Alex Rodriguez's Benching Means Rest of Yankees' Lineup Now Left to Be Accountable for StrugglesYankees fans everywhere cheered and media members voiced their respect for Joe Girardi when he posted his lineup card Friday afternoon.

That's because Alex Rodriguez's name was not on it for the Yankees' do-or-die Game 5 against the Baltimore Orioles.

Know who should be terrified of Rodriguez's absence on that card? The rest of the Yankees lineup. Guys like Nick Swisher and Curtis Granderson. For the first time all series, they're going to be held accountable.

Rodriguez has been awful in this series, there's no denying that. That's how, as a player who makes enough money to last multiple lifetimes in season, you get benched in the team's most important game. Yet, at the same time, Rodriguez has proved to be the ultimate scapegoat.

The dirty little secret about the New York lineup has been the fact that they have all stunk. Rodriguez has been pretty bad. He's 2-for-16 in this series. That's not good for Alex Gonzalez, let alone Alex Rodriguez. But you know what? That's one more hit than Granderson has. That's as many knocks as Swisher has recorded.

That duo of Yankees outfielders — Granderson and Swisher — are hitting a combined .097 (3-for-31) in these four games. But then again, those guys "only" make a combined $20.25 million for 2012 and they're unlikely to end up in Cooperstown, so they skate for the most part, avoiding the back pages of the tabloids in New York.

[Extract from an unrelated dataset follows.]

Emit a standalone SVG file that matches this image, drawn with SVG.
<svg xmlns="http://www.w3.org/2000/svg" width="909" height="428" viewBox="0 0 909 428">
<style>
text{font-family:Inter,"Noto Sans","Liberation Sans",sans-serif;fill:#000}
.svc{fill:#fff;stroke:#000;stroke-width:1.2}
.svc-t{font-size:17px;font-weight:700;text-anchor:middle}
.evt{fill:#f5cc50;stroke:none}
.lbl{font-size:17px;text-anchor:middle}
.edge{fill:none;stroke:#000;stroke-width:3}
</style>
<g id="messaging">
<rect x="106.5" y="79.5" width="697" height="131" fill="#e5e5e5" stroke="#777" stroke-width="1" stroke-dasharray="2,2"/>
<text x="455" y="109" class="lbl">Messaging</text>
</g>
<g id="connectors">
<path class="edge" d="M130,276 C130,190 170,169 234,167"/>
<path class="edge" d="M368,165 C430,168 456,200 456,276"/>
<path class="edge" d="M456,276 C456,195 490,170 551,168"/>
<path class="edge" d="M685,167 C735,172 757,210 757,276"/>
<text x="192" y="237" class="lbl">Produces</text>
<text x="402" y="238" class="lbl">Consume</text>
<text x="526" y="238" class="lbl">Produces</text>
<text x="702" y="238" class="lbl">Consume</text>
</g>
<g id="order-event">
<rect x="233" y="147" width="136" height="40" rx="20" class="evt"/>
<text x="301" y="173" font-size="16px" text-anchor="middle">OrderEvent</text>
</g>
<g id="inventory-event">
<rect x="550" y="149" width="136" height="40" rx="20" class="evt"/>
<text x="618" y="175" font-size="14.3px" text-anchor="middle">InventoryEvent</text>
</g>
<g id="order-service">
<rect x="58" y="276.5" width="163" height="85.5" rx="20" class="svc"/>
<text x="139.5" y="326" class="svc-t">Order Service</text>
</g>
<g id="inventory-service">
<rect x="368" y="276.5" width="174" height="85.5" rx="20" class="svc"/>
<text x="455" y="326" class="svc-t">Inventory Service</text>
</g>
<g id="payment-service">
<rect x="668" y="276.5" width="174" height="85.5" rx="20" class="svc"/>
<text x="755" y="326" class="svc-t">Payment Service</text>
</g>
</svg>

Oh, and Ichiro Suzuki is 4-for-20. Robinson Cano is 2-for-18. It's up and down the lineup save for a guy here or there.

That's not to say that they haven't been criticized or no one has noticed their struggles. But Rodriguez has served as the pinata for the majority of fans and media, and while it may be justified, he's not the only reason the Yankees are on the brink of elimination. 

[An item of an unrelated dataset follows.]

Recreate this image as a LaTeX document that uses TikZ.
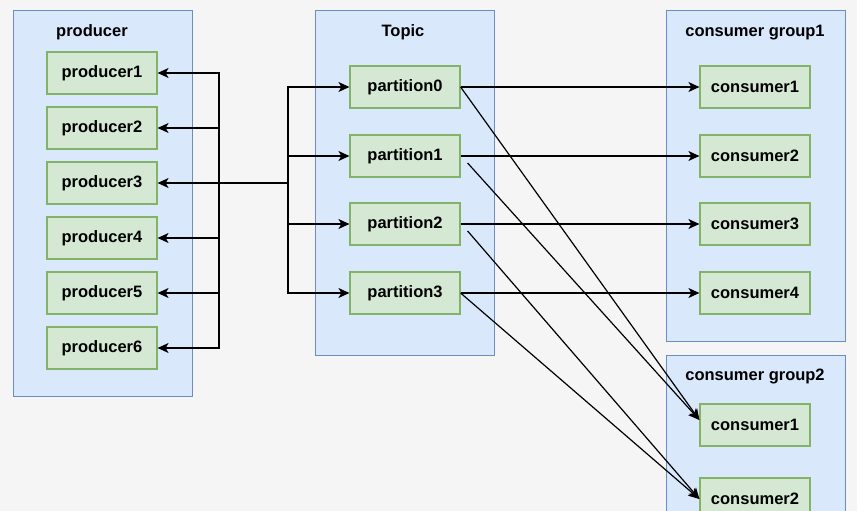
\documentclass[tikz,border=0pt]{standalone}
\usepackage{fontspec}
\setmainfont{Liberation Sans}
\usepackage{tikz}
\usetikzlibrary{arrows.meta}

\definecolor{grpfill}{HTML}{DAE8FC}
\definecolor{grpline}{HTML}{6C8EBF}
\definecolor{boxfill}{HTML}{D5E8D4}
\definecolor{boxline}{HTML}{82B366}
\definecolor{bgcol}{HTML}{F5F5F5}

\tikzset{
	group/.style={draw=grpline, fill=grpfill, line width=1pt, minimum width=179pt},
	member/.style={draw=boxline, fill=boxfill, line width=1.2pt, minimum width=110pt, minimum height=42pt, font=\fontsize{16.5}{19}\selectfont\bfseries},
	title/.style={font=\fontsize{16.5}{19}\selectfont\bfseries},
	link/.style={line width=1.2pt, -{Stealth[length=11pt,width=10pt,inset=3pt]}}
}

\begin{document}
\begin{tikzpicture}[x=1pt,y=-1pt]
		% Background and page size
		\fill[bgcol] (0,0) rectangle (857,511);
		\clip (0,0) rectangle (857,511);
		% Containers
		\node[group, minimum height=385pt] (prodgrp) at (102.5,203.5) {};
		\node[group, minimum height=344pt] (topicgrp) at (405,183) {};
		\node[group, minimum height=330pt] (grpone) at (755.5,176) {};
		\node[group, minimum height=200pt] (grptwo) at (755.5,455) {};
		% Container titles
		\node[title] (prodtitle) at (92,32.5) {producer};
		\node[title] (topictitle) at (403,32.5) {Topic};
		\node[title] (onetitle) at (755,32.5) {consumer group1};
		\node[title] (twotitle) at (755,376.5) {consumer group2};
		% Producers
		\node[member] (p1) at (102,73) {producer1};
		\node[member] (p2) at (102,128) {producer2};
		\node[member] (p3) at (102,183) {producer3};
		\node[member] (p4) at (102,238) {producer4};
		\node[member] (p5) at (102,293) {producer5};
		\node[member] (p6) at (102,348) {producer6};
		% Partitions
		\node[member] (t0) at (405,87) {partition0};
		\node[member] (t1) at (405,156) {partition1};
		\node[member] (t2) at (405,224) {partition2};
		\node[member] (t3) at (405,293) {partition3};
		% Consumer group1
		\node[member] (a1) at (755,87) {consumer1};
		\node[member] (a2) at (755,156) {consumer2};
		\node[member] (a3) at (755,224) {consumer3};
		\node[member] (a4) at (755,293) {consumer4};
		% Consumer group2
		\node[member] (b1) at (755,425) {consumer1};
		\node[member] (b2) at (755,499) {consumer2};
		% Bus points
		\coordinate (busP) at (219,183);
		\coordinate (busT) at (288,183);
		% Topic to producers
		\draw[link] (busT) -- (p3);
		\draw[link] (busP) |- (p1);
		\draw[link] (busP) |- (p2);
		\draw[link] (busP) |- (p4);
		\draw[link] (busP) |- (p5);
		\draw[link] (busP) |- (p6);
		% Bus to partitions
		\draw[link] (busT) |- (t0);
		\draw[link] (busT) |- (t1);
		\draw[link] (busT) |- (t2);
		\draw[link] (busT) |- (t3);
		% Partitions to group1
		\draw[link] (t0) -- (a1);
		\draw[link] (t1) -- (a2);
		\draw[link] (t2) -- (a3);
		\draw[link] (t3) -- (a4);
		% Partitions to group2
		\draw[link] (t0.east) -- ([yshift=5pt]b1.west);
		\draw[link] ([xshift=7pt,yshift=-7pt]t1.east) -- ([yshift=5pt]b1.west);
		\draw[link] ([xshift=7pt,yshift=-7pt]t2.east) -- (b2.west);
		\draw[link] (t3.east) -- (b2.west);
	\end{tikzpicture}
\end{document}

The Yankees enter Game 5 hitting .216 for the series. They're hitting .214 with runners in scoring position. With runners in scoring position and two outs, they have a .077 average. They have left roughly the population of the Bronx borough on base.

Is that all Rodriguez's fault? Of course not.

The Yankees' offense has been neutralized, at least through four games. Maybe they'll break out of it, and things will be fine and dandy in Yankeeland, and the Raul Ibanez Yankeeography will be out by Christmas. 

But whatever happens in Game 5, chances are it won't be A-Rod's fault. In that case, the rest of the Yankees' lineup will have to answer for why they fall apart when it mattered most. 

No longer can they hide behind the ineptitude of Rodriguez. It's about time.